High priority for the UK government right now? Statues, of course. A statement released by the Housing Secretary Robert Jenrick to both Houses of Parliament this week introduces new legislation which, it is claimed, will be as important in heritage terms as the introduction of Conservation Areas in 1967. The removal of ‘historic statues, plaques and other monuments will now require full planning permission’ under the mantra of ‘retain and explain’, regardless of whether they are already listed or not. Historic England will oversee what is proposed and the Secretary of State will be the final arbiter if requests from local councils are judged questionable.
The move had been announced to readers of the Sunday Telegraph the day before. An article by Robert Jenrick referred to a ‘flash mob’ in Bristol (referring to the statue of Colston) and spectral ‘cultural committee[s]’ made up of ‘town hall militants and woke worthies’. Encountering kneejerk, hackneyed, responses to complex and sensitive topics is all too familiar an experience for those who are required to navigate them seriously.

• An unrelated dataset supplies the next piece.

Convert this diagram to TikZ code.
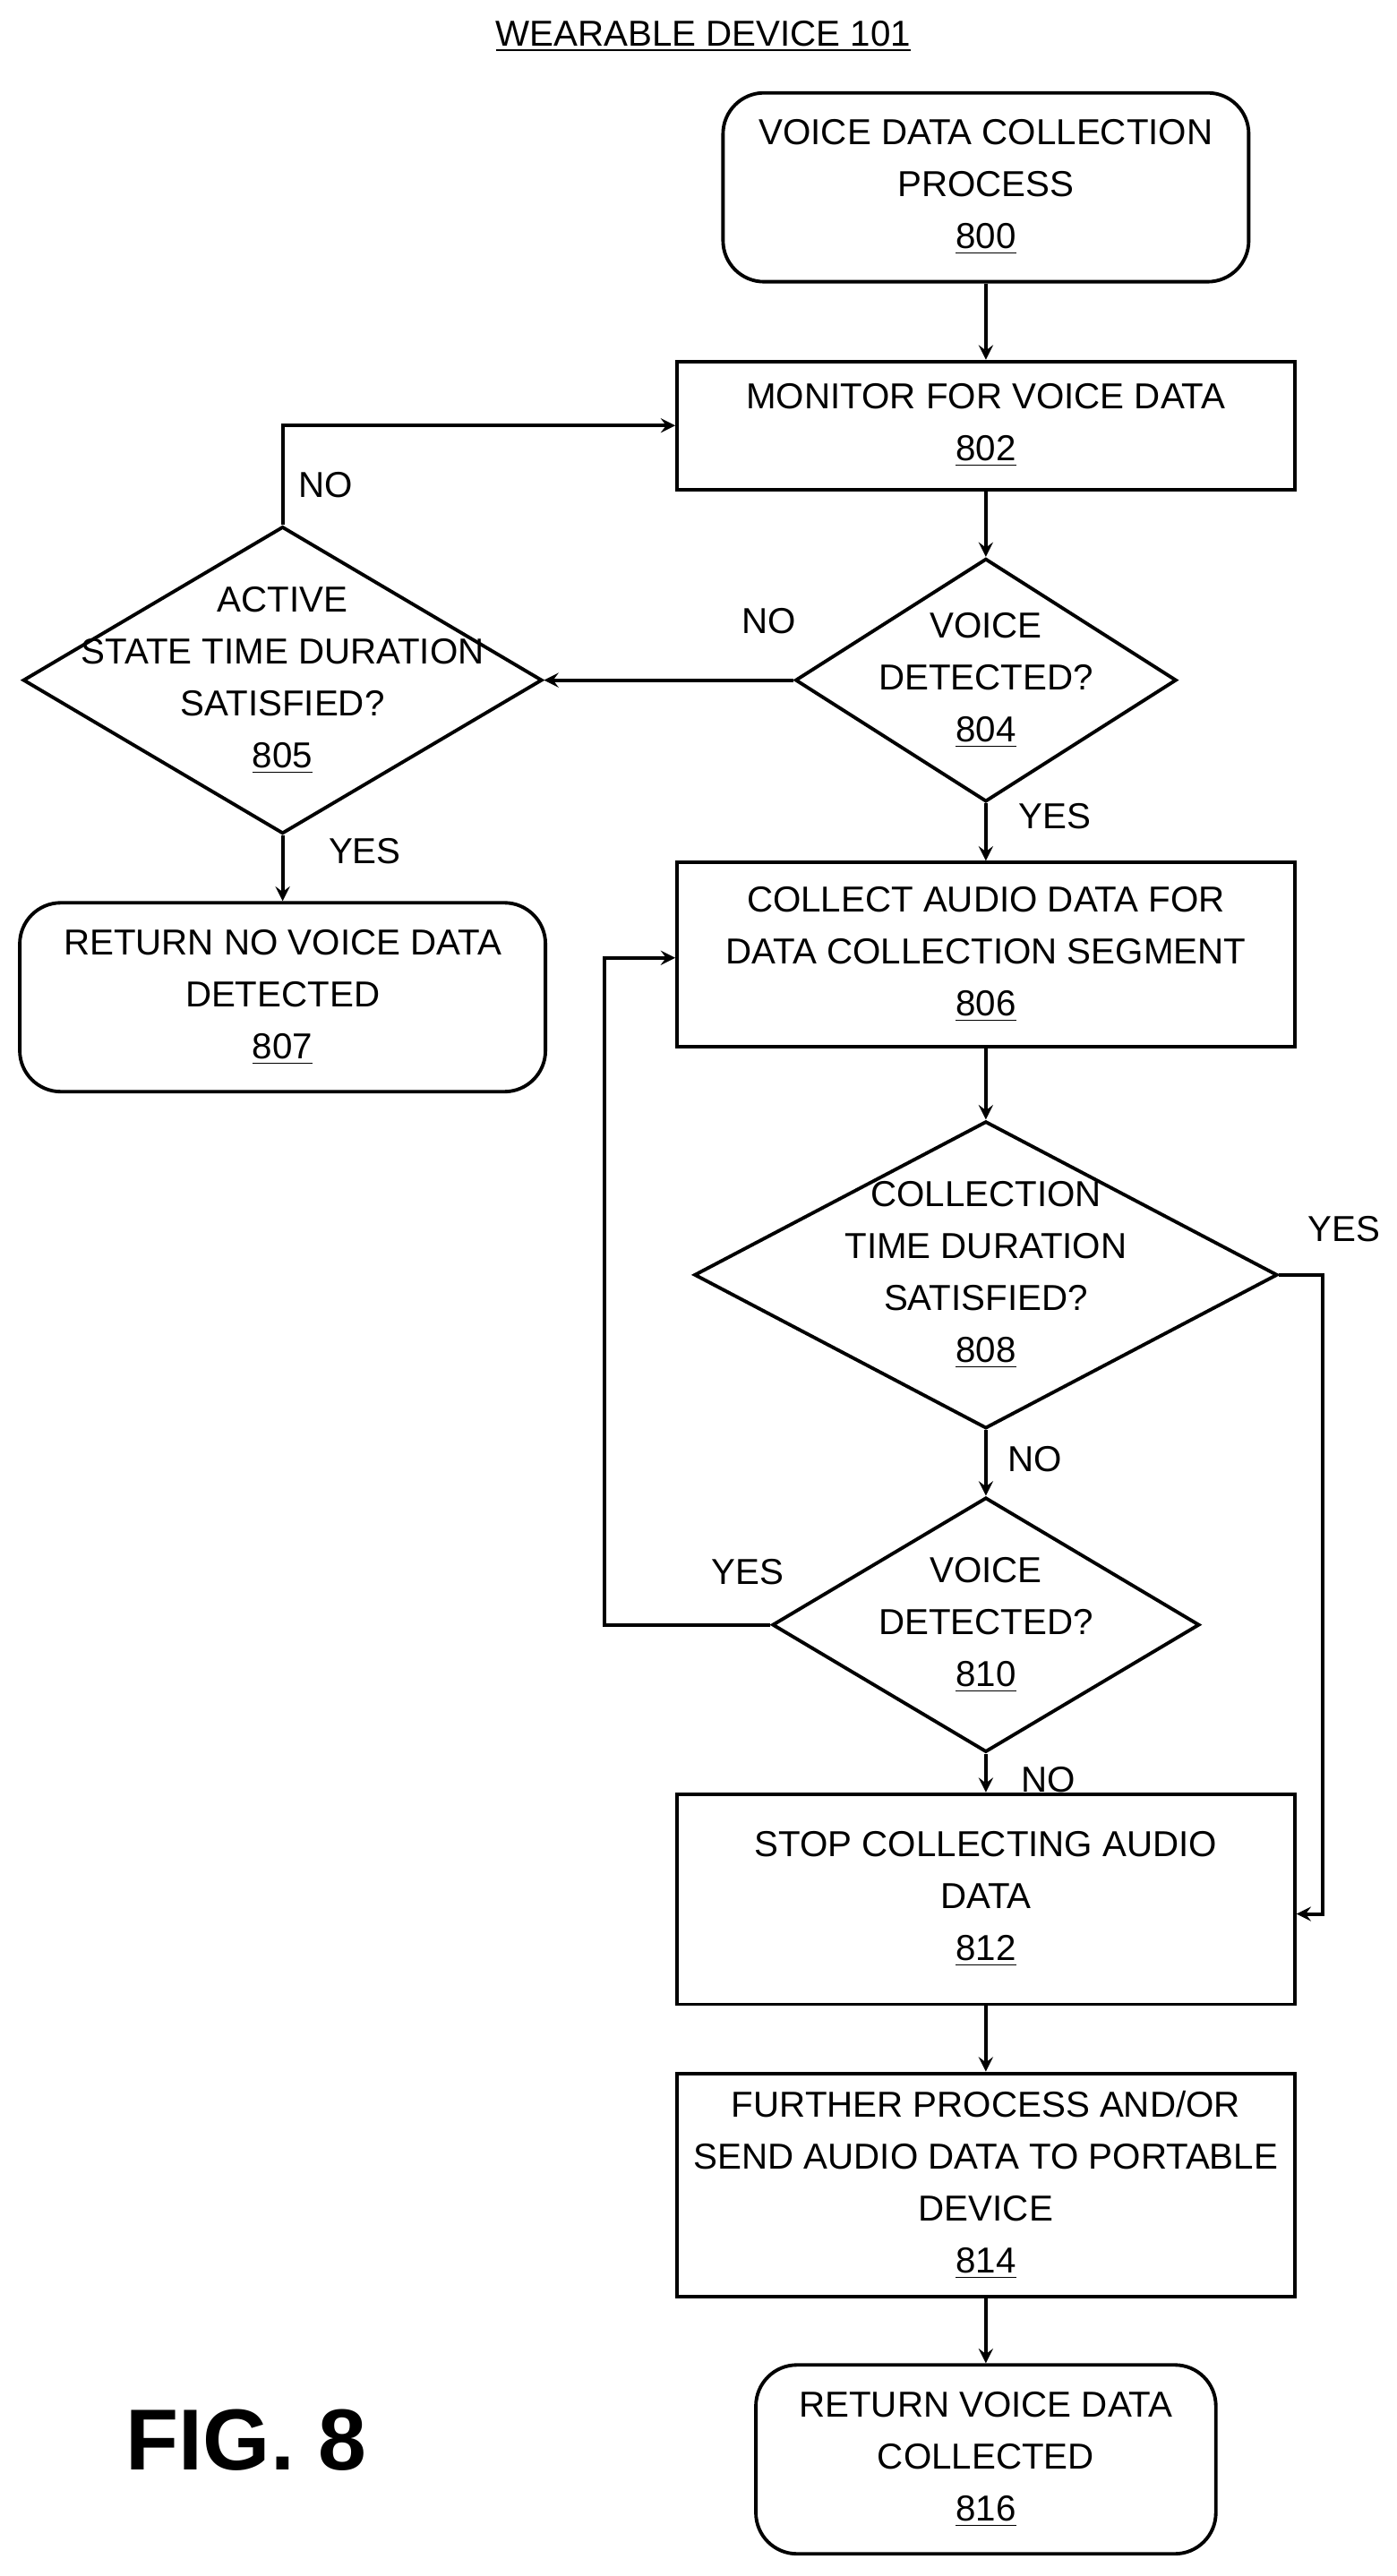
\documentclass[tikz,border=0pt]{standalone}
\usepackage{fontspec}
\setmainfont{Liberation Sans}
\usetikzlibrary{shapes.geometric}
\tikzset{
  every node/.style={font=\fontsize{12.5}{18}\selectfont, align=center},
  box/.style={draw, very thick, minimum width=7.52cm, inner sep=0pt},
  term/.style={draw, very thick, rounded corners=0.5cm, inner sep=0pt},
  dia/.style={draw, very thick, diamond, inner sep=0pt},
  flow/.style={very thick, -stealth},
}
\begin{document}
\begin{tikzpicture}[x=0.02cm, y=-0.02cm]
  \useasboundingbox (0,0) rectangle (850,1568);
  \node (title) at (428,22) {\underline{WEARABLE DEVICE 101}};
  % boxes
  \node[term, minimum width=6.4cm, minimum height=2.3cm] (n800) at (600,114) {VOICE DATA COLLECTION\\PROCESS\\\underline{800}};
  \node[box, minimum height=1.56cm] (n802) at (600,259) {MONITOR FOR VOICE DATA\\\underline{802}};
  \node[dia, minimum width=4.64cm, minimum height=2.96cm] (n804) at (600,414) {};
  \node at (n804) {VOICE\\DETECTED?\\\underline{804}};
  \node[dia, minimum width=6.32cm, minimum height=3.74cm] (n805) at (172,414) {};
  \node at (n805) {ACTIVE\\STATE TIME DURATION\\SATISFIED?\\\underline{805}};
  \node[term, minimum width=6.4cm, minimum height=2.3cm] (n807) at (172,607) {RETURN NO VOICE DATA\\DETECTED\\\underline{807}};
  \node[box, minimum height=2.24cm] (n806) at (600,581) {COLLECT AUDIO DATA FOR\\DATA COLLECTION SEGMENT\\\underline{806}};
  \node[dia, minimum width=7.1cm, minimum height=3.74cm] (n808) at (600,776) {};
  \node at (n808) {COLLECTION\\TIME DURATION\\SATISFIED?\\\underline{808}};
  \node[dia, minimum width=5.2cm, minimum height=3.1cm] (n810) at (600,989) {};
  \node at (n810) {VOICE\\DETECTED?\\\underline{810}};
  \node[box, minimum height=2.56cm] (n812) at (600,1156) {STOP COLLECTING AUDIO\\DATA\\\underline{812}};
  \node[box, minimum height=2.72cm] (n814) at (600,1330) {FURTHER PROCESS AND/OR\\SEND AUDIO DATA TO PORTABLE\\DEVICE\\\underline{814}};
  \node[term, minimum width=5.6cm, minimum height=2.3cm] (n816) at (600,1497) {RETURN VOICE DATA\\COLLECTED\\\underline{816}};
  \node[font=\fontsize{30}{36}\selectfont\bfseries] (fig) at (150,1485) {FIG. 8};
  % connectors
  \coordinate (c1) at (172,259);
  \coordinate (c2) at (805,776);
  \coordinate (c3) at (805,1165);
  \coordinate (c4) at (368,989);
  \coordinate (c5) at (368,583);
  \draw[flow] (n800) -- (n802);
  \draw[flow] (n802) -- (n804);
  \draw[flow] (n804.west) -- (n805.east);
  \draw[flow] (n805.north) -- (c1) -- (n802.west);
  \draw[flow] (n804.south) -- (n806);
  \draw[flow] (n805.south) -- (n807);
  \draw[flow] (n806) -- (n808);
  \draw[flow] (n808.south) -- (n810.north);
  \draw[flow] (n808.east) -- (c2) -- (c3) -- (n812.east |- c3);
  \draw[flow] (n810.west) -- (c4) -- (c5) -- (n806.west |- c5);
  \draw[flow] (n810.south) -- (n812);
  \draw[flow] (n812) -- (n814);
  \draw[flow] (n814) -- (n816);
  % labels
  \node at (468,378) {NO};
  \node at (198,295) {NO};
  \node at (642,497) {YES};
  \node at (222,518) {YES};
  \node at (630,888) {NO};
  \node at (818,748) {YES};
  \node at (455,957) {YES};
  \node at (638,1083) {NO};
\end{tikzpicture}
\end{document}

This new legislation came as a surprise (as well as bringing an even heavier workload) to the amenity societies – organisations ranging from the Ancient Monuments Society to the Twentieth Century Society – that have to be consulted on changes to listed buildings. The government’s plans are all a bit Alice Through the Looking Glass. Plaques attached to unlisted buildings or outside Conservation Areas currently don’t require planning permission but, under these proposals, faced with removal they would do, while statutory consultees (i.e. the amenity societies) will for the first time receive prior notice of planning and listed building applications. Last June, the Society for the Protection of Ancient Buildings (SPAB), the grandfather of these organisations, wrote its own thoughtful ‘position statement’ on monuments linked to the slave trade. It concluded that historic evidence must be examined and, where appropriate, challenged and re-interpreted for ‘we are stronger through knowledge of past wrongs and of our changed opinions’.
That statement came after its consideration of the dilemma faced by Jesus College, Cambridge in confronting the legacy of its major 17th-century donor Tobias Rustat and his financial links to the Royal African Company, which ‘shipped more enslaved African women, men and children to the Americas than any other single institution during the entire period of the transatlantic slave trade’. The fine wall memorial, which Rustat himself commissioned in his lifetime from the atelier of Grinling Gibbons, is in the chapel and so falls under the terms of the Church of England’s planning procedure (known as the Ecclesiastical Exemption). The college proposes to relocate the memorial, with Rustat’s role explained on a new plaque elsewhere in the college. The proposal has the support of the University; the relevant diocese (Ely) has expressed support for the college’s considerations and its decision on the proposal is pending.
For the Twentieth Century Society a similar conundrum arose at the Grade 1-listed Cardiff City Hall. Among a bevy of Welsh heroes dating from 1916 stood a statue of Sir Thomas Picton, governor of Trinidad and as such heavily involved in the slave trade. The society’s response, in a carefully worded recent letter from the Casework Committee, attempts to balance the undoubtedly detrimental effect, from an aesthetic view, of leaving an empty plinth among the group against the benefits of explaining the reasons for his removal. As both cases illustrate, the amenity societies are already taking such decisions seriously, in their own informed discussions and conscientious responses.
Out of curiosity, I looked at the public art in Robert Jenrick’s own constituency of Newark in Nottinghamshire. Recently commissioned work is much taken with the events of the Civil War and includes figures carved from Wellingtonia timber representing soldiers at rest as well as a royalist cannon, its metal fretted into pleasing patterns, embedded in the ground. The choice of the former came from Tesco shoppers who got a vote when they bought a shopping bag. It is reassuring, perhaps, that the town’s major public sculpture is John Carr’s handsome mid stone figure from the mid 1770s of a blindfolded Lady Justice, standing on the pediment of the elegant Town Hall. Taking part in the culture wars is, for now, beneath her.
Gillian Darley is an architectural historian and president of the Twentieth Century Society.